Laurel Caverns, Laurel Caverns is 8 miles from Hopwood, PA 15445 and 11 miles from Farmington, PA 15437, surrounded by the Forbes State Forest. Please read our directions. (http://www.laurelcaverns.com/content/directions-0), ☎ (724) 438-3003 or (800) 515-4150, . April 26th through November 2nd 9AM to 5PM. Laurel Caverns is a large natural cave located 50 miles south of Pittsburgh. Most of the passage ceilings in its three mile labyrinth are between ten and twenty feet high (many as high as 50 feet) with an average width of over twelve feet. This makes it the largest cave in Pennsylvania. The cave itself is situated beneath a 435 acre privately owned geological preserve. Because this property is at the top of Chestnut Ridge, all of the water that enters the cave is pristine. The entrance to Laurel Caverns, and therefore its Norman E. Cale Visitors’ Center sits atop Chestnut Ridge, the first ridge of the Allegheny Mountains one encounters when coming from the west. Since there are no more ridges to the west, the Visitor Center’s 2,600 ft. elevation above sea level allows it an uninterrupted view to the horizon.
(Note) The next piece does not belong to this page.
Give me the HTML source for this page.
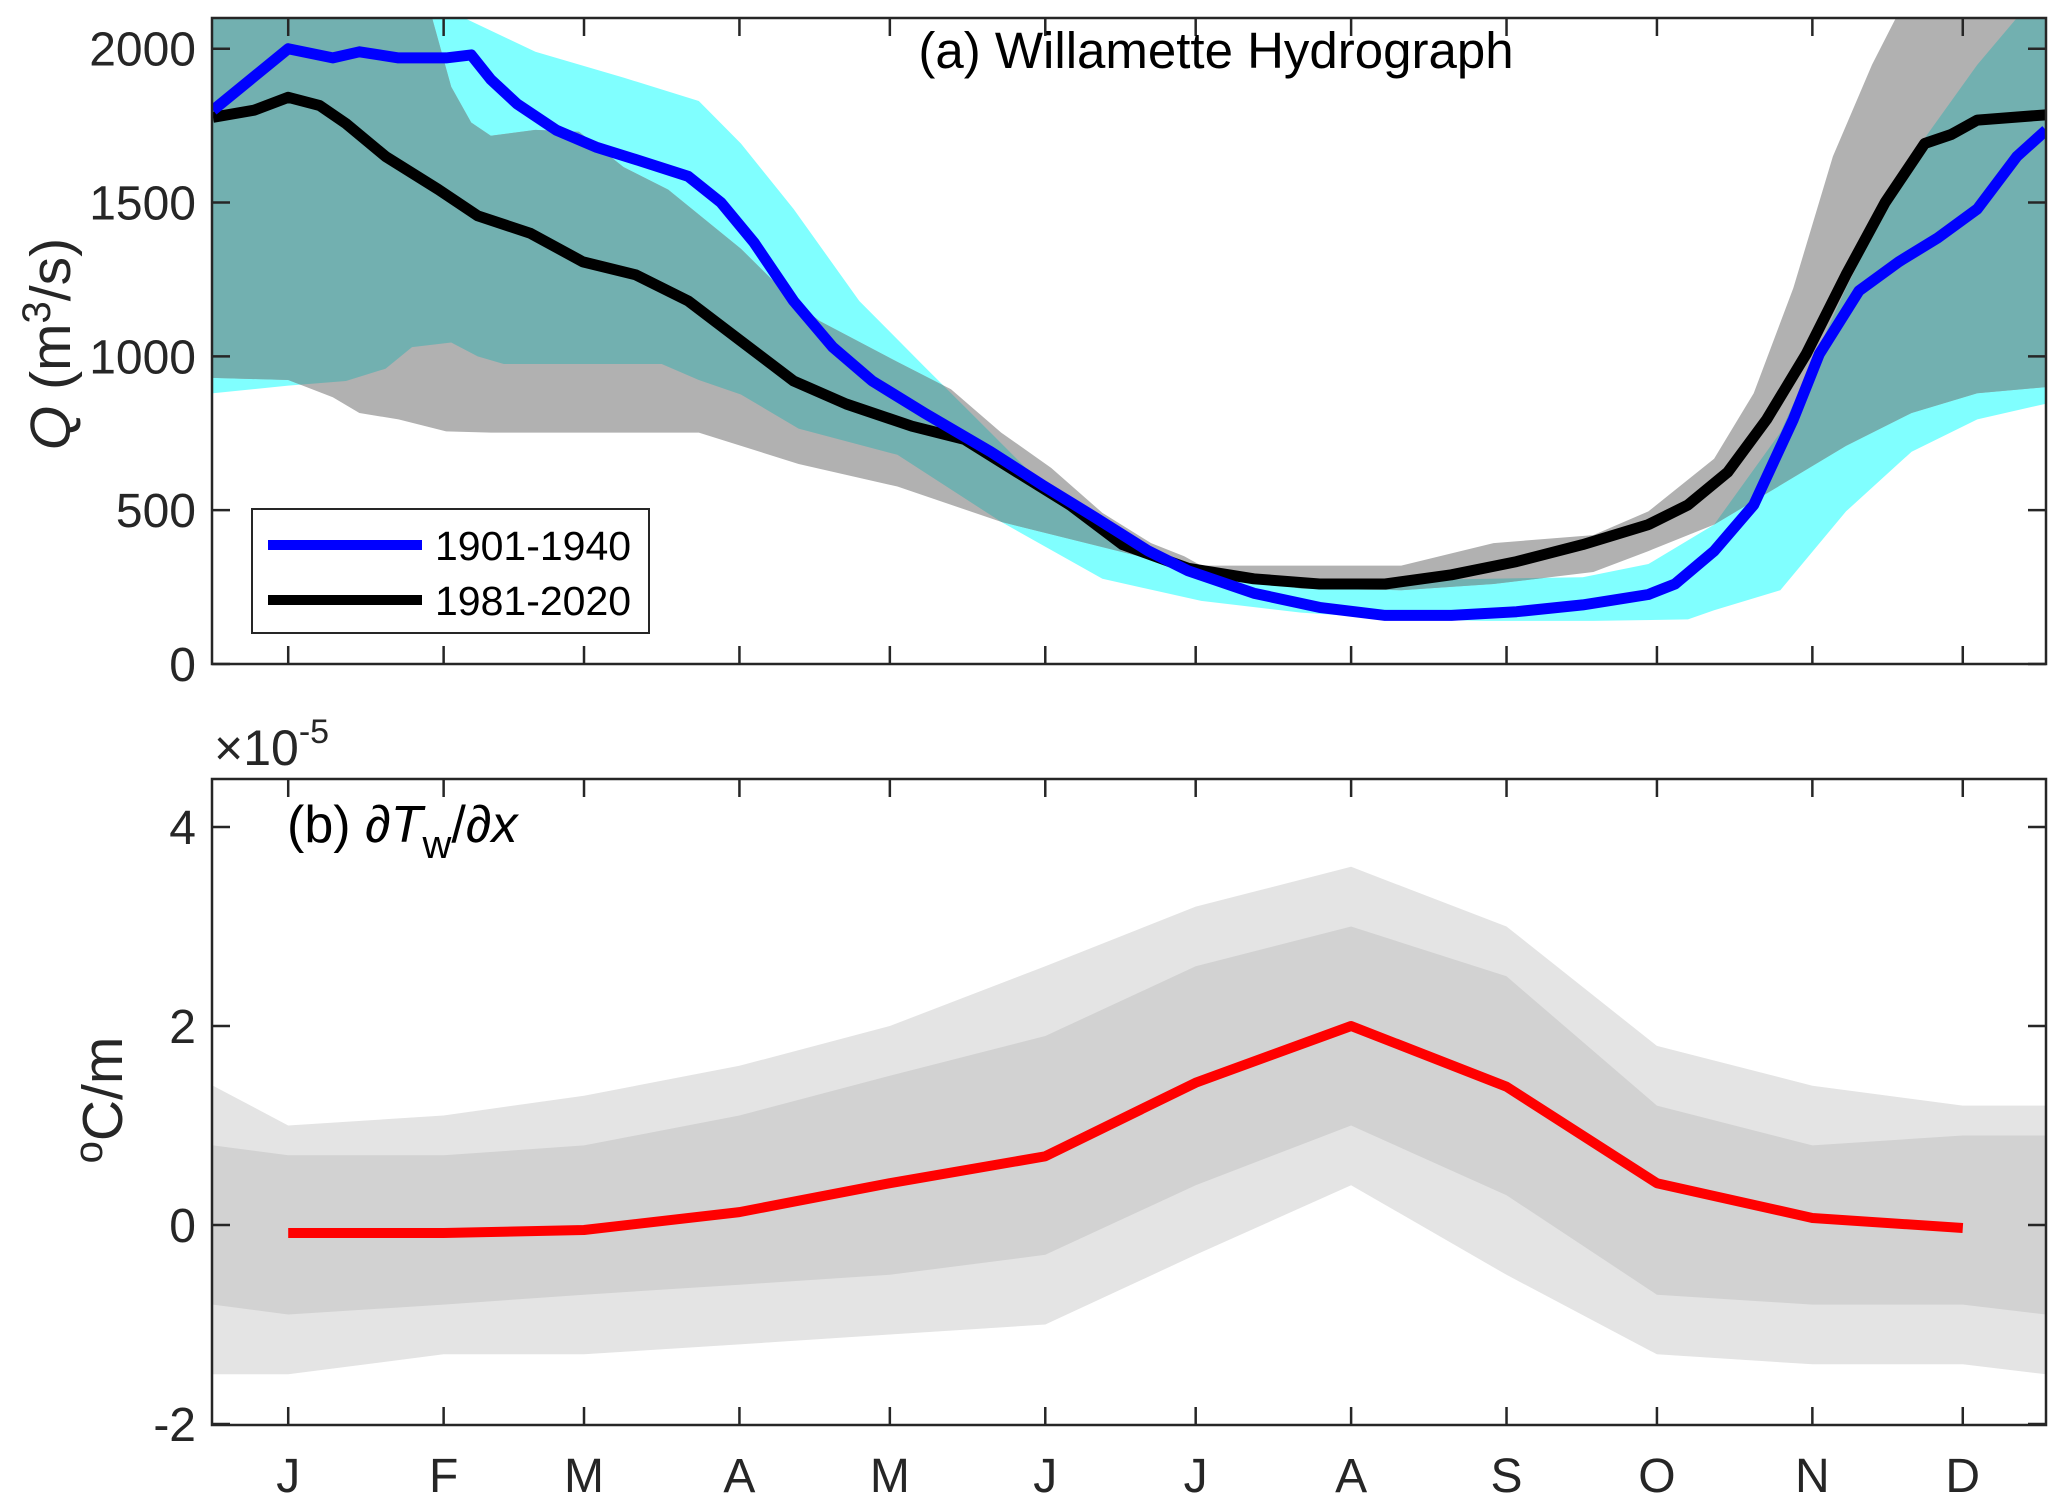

From its observation deck, on a clear day, can be seen the skyline of Pittsburgh, as well as the Pennsylvania counties of Westmoreland, Allegheny, Washington, Greene, and, of course, its home county of Fayette. - Traditional Guided Tours - Spelunking/Caving - Cave RappellingAdults $12.00 Senior (65 & up) $11.00 Youth (Grades 6 to 12) $10.00 Child (Grades K to 5) $9.00 Pre-school child with parent - Free.
Pittsburgh, Pennsylvania - About 50 miles west, Pittsburgh is the only major city nearby and includes many attractions to see.
Morgantown, West Virginia - Often referred to as the University City, this is an important retail, industrial and entertainment center easily accessible to the Laurel Highlands.